[WHAT YOU WILL DO]:
Pictures stay out of the copy. Repeat exactly the lines from the first entry below through the line that contains "import * as", and nothing beyond.

++++ SOURCE RECORDS

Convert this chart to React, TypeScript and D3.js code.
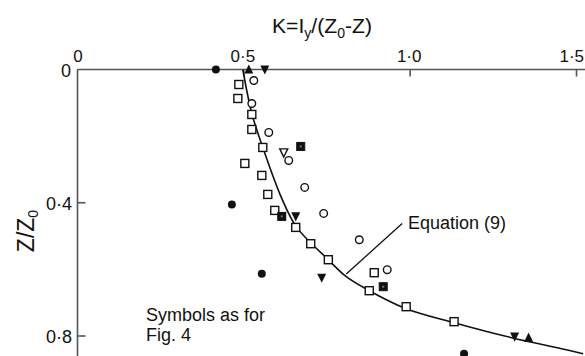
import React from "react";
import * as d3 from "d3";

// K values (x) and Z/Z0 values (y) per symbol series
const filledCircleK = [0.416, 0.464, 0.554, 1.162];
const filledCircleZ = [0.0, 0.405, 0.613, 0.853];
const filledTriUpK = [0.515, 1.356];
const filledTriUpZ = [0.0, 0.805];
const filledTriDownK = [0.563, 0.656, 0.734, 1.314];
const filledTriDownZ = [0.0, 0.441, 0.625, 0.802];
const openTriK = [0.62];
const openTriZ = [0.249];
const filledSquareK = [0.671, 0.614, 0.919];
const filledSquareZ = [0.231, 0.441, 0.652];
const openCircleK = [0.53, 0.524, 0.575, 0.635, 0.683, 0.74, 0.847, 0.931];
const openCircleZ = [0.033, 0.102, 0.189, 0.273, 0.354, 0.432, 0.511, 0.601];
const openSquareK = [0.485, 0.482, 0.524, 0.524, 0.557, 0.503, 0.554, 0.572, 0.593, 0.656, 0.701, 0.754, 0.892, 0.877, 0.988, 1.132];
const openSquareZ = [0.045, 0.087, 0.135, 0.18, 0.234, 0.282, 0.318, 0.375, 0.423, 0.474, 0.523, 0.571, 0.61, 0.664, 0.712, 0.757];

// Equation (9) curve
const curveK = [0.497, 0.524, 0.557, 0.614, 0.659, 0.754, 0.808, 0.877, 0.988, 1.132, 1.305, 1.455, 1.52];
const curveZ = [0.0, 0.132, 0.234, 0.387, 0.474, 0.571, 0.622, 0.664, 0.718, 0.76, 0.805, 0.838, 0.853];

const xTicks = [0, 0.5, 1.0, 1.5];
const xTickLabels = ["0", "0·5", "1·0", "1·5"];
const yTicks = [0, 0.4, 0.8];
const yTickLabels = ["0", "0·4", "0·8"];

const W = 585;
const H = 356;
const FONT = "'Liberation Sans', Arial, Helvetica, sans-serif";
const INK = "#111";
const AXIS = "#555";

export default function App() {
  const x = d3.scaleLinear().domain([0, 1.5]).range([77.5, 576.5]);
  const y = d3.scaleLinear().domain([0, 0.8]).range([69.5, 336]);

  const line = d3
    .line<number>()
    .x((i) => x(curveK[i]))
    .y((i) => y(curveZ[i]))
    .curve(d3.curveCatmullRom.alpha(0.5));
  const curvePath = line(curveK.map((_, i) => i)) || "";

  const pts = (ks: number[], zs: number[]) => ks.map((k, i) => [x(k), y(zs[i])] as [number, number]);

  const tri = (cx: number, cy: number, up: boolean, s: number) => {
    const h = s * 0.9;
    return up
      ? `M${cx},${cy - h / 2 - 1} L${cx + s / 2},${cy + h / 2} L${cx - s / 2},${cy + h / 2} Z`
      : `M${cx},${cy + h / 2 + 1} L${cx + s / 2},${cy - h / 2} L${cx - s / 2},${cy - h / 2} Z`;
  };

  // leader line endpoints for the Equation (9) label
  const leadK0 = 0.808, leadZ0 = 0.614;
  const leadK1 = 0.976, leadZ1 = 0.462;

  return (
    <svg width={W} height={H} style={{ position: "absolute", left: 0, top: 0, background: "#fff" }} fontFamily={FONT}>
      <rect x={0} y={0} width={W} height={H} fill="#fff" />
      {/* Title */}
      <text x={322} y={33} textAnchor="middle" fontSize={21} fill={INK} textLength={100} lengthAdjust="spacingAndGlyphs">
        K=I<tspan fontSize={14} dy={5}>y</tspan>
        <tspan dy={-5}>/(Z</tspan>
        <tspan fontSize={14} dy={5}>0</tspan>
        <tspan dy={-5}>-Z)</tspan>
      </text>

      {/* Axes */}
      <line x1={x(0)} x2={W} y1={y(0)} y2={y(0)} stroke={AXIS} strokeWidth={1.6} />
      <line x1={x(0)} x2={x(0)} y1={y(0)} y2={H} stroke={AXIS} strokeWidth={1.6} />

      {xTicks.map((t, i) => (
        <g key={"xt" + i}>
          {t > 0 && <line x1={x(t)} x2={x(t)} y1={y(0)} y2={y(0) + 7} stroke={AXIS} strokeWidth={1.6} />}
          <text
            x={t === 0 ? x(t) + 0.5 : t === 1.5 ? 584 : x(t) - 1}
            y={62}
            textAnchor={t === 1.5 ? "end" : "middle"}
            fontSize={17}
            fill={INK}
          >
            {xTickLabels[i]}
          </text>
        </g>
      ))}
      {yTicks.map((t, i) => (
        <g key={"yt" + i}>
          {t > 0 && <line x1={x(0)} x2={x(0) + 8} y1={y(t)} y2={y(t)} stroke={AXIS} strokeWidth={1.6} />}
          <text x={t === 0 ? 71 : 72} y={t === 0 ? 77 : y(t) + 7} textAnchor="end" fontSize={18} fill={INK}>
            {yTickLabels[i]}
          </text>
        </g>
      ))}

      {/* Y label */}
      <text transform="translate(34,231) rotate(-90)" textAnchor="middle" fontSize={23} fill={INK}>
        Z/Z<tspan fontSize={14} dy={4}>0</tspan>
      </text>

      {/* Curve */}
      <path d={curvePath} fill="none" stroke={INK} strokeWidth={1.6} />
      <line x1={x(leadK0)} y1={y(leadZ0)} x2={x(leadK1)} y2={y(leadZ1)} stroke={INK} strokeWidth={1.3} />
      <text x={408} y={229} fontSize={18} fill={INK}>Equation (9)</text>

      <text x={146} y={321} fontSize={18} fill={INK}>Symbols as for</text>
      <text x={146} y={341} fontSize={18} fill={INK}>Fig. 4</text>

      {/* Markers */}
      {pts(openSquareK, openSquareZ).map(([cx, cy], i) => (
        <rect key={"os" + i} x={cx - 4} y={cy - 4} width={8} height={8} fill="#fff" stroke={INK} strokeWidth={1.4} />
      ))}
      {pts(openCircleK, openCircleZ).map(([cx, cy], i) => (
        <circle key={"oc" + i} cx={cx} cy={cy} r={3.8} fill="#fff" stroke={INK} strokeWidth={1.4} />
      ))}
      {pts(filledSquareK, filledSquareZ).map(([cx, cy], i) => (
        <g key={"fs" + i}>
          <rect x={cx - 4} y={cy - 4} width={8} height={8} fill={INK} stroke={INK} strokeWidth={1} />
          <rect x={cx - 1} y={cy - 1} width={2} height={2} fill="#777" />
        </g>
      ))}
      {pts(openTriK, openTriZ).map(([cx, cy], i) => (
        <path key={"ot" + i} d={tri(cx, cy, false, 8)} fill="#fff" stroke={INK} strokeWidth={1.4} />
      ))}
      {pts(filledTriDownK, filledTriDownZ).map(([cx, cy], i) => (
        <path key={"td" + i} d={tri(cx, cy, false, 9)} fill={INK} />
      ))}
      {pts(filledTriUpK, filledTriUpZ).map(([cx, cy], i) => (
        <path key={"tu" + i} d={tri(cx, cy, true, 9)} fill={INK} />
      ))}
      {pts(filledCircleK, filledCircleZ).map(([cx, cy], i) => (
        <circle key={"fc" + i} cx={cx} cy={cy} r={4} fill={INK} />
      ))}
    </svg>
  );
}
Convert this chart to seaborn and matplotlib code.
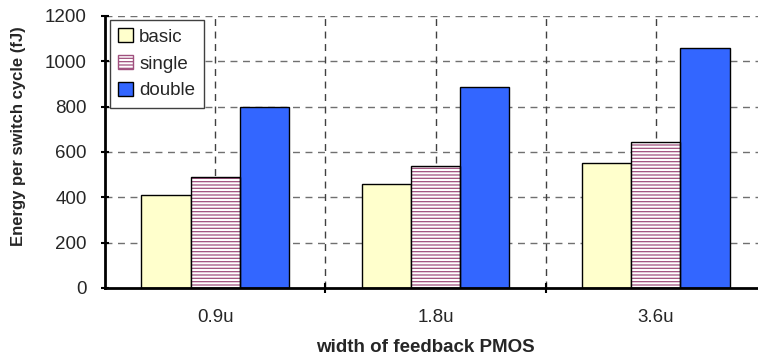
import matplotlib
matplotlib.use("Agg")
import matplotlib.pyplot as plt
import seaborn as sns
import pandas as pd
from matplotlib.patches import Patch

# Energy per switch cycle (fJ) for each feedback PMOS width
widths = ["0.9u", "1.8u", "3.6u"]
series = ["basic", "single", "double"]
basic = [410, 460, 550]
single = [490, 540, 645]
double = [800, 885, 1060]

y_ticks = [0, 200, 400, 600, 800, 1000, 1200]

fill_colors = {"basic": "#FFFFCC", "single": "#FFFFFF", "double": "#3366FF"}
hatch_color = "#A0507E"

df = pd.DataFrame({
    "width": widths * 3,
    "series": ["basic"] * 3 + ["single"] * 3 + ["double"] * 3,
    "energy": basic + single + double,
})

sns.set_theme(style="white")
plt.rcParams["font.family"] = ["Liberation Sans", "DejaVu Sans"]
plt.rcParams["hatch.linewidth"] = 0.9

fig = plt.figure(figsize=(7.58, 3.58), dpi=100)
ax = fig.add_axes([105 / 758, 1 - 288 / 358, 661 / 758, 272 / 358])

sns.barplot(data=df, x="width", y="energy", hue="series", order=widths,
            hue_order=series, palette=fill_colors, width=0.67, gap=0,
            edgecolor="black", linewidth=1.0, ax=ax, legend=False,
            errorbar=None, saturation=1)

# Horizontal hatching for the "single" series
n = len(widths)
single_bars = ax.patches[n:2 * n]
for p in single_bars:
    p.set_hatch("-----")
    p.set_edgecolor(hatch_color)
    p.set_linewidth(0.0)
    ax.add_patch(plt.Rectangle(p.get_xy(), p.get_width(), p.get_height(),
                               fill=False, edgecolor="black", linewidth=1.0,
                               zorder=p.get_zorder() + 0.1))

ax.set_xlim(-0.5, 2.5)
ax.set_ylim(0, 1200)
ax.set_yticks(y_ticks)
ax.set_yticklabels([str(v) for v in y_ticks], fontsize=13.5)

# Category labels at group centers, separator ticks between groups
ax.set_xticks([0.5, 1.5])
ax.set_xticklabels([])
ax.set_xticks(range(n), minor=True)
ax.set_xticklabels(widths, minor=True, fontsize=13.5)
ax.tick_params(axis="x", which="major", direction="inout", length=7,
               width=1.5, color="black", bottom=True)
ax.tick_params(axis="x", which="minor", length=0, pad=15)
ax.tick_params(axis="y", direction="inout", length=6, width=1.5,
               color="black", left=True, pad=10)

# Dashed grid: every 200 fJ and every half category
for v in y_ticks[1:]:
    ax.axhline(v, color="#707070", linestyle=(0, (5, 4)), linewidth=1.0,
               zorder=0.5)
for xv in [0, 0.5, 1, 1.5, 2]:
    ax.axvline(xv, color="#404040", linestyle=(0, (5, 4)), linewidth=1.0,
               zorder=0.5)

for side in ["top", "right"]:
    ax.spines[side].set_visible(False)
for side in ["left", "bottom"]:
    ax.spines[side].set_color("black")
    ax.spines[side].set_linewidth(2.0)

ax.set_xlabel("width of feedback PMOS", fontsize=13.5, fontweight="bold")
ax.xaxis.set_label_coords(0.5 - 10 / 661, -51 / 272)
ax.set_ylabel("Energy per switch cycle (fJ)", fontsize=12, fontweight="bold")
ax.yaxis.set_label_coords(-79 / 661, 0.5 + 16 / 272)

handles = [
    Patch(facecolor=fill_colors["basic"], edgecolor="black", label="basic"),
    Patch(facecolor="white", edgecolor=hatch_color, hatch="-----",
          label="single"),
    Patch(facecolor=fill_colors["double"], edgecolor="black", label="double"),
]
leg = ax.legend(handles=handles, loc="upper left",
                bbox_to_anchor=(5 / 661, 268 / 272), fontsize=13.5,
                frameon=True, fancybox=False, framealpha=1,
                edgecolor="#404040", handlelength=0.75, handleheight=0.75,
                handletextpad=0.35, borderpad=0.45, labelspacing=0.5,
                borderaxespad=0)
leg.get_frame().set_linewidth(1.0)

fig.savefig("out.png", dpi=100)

++++++++

[OUTPUT BELOW]:
Convert this chart to React, TypeScript and D3.js code.
import React from "react";
import * as d3 from "d3";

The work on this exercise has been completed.